» **Exercise details**
Scan the records below for the line with "Write a LaTeX" and the line with "(\n.north |- hub) -- (\n.north);", and retype that range exactly, both ends included, pictures excepted.

» **Provided data**
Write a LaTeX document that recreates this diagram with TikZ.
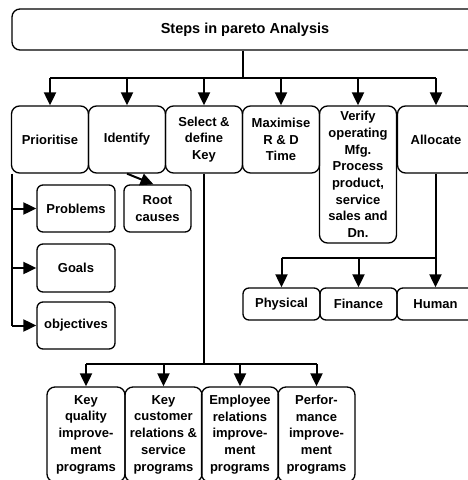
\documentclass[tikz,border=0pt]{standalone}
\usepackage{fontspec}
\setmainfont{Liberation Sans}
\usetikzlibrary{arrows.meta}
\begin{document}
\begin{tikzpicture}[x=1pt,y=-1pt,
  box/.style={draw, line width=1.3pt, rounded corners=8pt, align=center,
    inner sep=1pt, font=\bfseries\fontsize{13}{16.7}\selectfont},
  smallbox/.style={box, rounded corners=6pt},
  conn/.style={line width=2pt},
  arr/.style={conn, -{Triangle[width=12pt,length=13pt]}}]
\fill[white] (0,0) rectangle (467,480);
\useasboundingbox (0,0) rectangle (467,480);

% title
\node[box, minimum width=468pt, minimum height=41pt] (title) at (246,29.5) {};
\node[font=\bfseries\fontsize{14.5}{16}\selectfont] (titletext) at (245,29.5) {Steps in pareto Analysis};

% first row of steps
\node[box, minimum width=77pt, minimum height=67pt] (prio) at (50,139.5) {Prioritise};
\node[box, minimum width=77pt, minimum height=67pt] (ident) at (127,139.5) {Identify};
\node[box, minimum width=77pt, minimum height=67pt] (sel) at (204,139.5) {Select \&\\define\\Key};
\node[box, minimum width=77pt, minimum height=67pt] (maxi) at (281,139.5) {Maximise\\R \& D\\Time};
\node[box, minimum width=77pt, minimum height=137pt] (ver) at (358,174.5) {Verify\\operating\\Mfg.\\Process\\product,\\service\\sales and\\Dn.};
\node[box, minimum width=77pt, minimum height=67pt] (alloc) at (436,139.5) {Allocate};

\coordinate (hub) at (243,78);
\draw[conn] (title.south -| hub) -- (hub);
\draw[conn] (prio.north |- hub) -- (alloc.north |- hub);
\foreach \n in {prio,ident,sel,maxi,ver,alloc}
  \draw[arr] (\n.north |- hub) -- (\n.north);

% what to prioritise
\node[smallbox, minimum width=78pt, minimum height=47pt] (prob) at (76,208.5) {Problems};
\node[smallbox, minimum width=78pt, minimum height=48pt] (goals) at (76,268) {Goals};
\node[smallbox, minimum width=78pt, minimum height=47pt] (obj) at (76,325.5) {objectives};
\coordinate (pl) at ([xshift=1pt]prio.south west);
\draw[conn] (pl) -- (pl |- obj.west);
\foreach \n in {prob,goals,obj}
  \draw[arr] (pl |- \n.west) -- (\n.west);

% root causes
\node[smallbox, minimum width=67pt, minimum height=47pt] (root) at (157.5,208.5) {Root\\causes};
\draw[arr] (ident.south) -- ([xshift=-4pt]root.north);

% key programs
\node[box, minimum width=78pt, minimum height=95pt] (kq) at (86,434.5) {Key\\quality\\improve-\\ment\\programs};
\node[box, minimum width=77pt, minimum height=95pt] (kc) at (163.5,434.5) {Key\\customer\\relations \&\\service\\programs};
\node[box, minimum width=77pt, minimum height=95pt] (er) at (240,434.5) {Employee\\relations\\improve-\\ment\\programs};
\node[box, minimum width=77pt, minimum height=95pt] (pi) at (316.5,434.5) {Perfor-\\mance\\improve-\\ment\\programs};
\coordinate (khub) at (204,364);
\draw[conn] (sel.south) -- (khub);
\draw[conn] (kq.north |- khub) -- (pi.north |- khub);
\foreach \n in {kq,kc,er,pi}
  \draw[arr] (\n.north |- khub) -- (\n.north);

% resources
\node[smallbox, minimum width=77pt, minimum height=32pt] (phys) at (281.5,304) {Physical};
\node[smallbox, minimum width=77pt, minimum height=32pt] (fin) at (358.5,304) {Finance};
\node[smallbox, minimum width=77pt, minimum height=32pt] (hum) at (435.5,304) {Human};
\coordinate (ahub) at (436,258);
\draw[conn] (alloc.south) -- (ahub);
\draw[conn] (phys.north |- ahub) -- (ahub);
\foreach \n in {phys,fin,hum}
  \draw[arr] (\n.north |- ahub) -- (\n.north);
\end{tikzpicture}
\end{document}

--

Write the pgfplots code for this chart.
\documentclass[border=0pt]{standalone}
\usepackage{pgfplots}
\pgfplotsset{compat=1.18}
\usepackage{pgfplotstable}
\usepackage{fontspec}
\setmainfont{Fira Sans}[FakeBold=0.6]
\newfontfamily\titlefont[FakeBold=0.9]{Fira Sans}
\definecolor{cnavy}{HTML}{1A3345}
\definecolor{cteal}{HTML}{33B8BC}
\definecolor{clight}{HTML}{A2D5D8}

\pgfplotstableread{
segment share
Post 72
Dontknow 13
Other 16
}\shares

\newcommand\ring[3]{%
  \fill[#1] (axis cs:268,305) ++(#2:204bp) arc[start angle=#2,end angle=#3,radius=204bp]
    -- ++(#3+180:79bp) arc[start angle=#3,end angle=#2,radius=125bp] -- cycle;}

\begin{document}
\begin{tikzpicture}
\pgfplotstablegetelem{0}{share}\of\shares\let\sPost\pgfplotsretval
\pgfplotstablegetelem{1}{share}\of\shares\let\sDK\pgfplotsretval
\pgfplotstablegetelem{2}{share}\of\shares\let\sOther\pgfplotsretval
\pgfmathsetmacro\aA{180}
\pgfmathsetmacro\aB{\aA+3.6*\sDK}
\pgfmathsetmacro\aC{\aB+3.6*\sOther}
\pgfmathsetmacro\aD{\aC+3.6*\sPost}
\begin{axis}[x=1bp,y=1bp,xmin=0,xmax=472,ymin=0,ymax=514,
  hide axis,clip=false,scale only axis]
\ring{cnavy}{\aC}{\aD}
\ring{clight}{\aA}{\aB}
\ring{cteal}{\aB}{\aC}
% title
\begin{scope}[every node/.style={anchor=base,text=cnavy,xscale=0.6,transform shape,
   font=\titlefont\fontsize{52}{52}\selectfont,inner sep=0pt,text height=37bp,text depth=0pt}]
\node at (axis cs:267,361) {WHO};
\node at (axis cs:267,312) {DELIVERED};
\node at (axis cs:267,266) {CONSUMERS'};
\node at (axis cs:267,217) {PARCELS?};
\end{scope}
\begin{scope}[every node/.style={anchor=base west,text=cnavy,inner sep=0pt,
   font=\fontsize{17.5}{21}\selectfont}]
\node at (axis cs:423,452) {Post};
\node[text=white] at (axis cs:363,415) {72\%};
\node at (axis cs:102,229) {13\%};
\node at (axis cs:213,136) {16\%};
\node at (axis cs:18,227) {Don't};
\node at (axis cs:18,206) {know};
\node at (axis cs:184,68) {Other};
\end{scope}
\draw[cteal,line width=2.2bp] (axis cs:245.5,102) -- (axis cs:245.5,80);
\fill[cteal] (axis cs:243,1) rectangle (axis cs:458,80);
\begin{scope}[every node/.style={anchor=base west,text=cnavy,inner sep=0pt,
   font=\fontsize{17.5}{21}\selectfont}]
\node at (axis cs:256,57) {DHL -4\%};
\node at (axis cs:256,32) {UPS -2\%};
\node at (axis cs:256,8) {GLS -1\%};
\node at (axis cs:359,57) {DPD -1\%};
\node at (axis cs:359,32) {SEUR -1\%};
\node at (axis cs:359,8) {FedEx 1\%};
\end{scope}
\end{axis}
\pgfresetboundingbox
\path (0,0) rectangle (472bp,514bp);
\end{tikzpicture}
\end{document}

» **Output below**
Write a LaTeX document that recreates this diagram with TikZ.
\documentclass[tikz,border=0pt]{standalone}
\usepackage{fontspec}
\setmainfont{Liberation Sans}
\usetikzlibrary{arrows.meta}
\begin{document}
\begin{tikzpicture}[x=1pt,y=-1pt,
  box/.style={draw, line width=1.3pt, rounded corners=8pt, align=center,
    inner sep=1pt, font=\bfseries\fontsize{13}{16.7}\selectfont},
  smallbox/.style={box, rounded corners=6pt},
  conn/.style={line width=2pt},
  arr/.style={conn, -{Triangle[width=12pt,length=13pt]}}]
\fill[white] (0,0) rectangle (467,480);
\useasboundingbox (0,0) rectangle (467,480);

% title
\node[box, minimum width=468pt, minimum height=41pt] (title) at (246,29.5) {};
\node[font=\bfseries\fontsize{14.5}{16}\selectfont] (titletext) at (245,29.5) {Steps in pareto Analysis};

% first row of steps
\node[box, minimum width=77pt, minimum height=67pt] (prio) at (50,139.5) {Prioritise};
\node[box, minimum width=77pt, minimum height=67pt] (ident) at (127,139.5) {Identify};
\node[box, minimum width=77pt, minimum height=67pt] (sel) at (204,139.5) {Select \&\\define\\Key};
\node[box, minimum width=77pt, minimum height=67pt] (maxi) at (281,139.5) {Maximise\\R \& D\\Time};
\node[box, minimum width=77pt, minimum height=137pt] (ver) at (358,174.5) {Verify\\operating\\Mfg.\\Process\\product,\\service\\sales and\\Dn.};
\node[box, minimum width=77pt, minimum height=67pt] (alloc) at (436,139.5) {Allocate};

\coordinate (hub) at (243,78);
\draw[conn] (title.south -| hub) -- (hub);
\draw[conn] (prio.north |- hub) -- (alloc.north |- hub);
\foreach \n in {prio,ident,sel,maxi,ver,alloc}
  \draw[arr] (\n.north |- hub) -- (\n.north);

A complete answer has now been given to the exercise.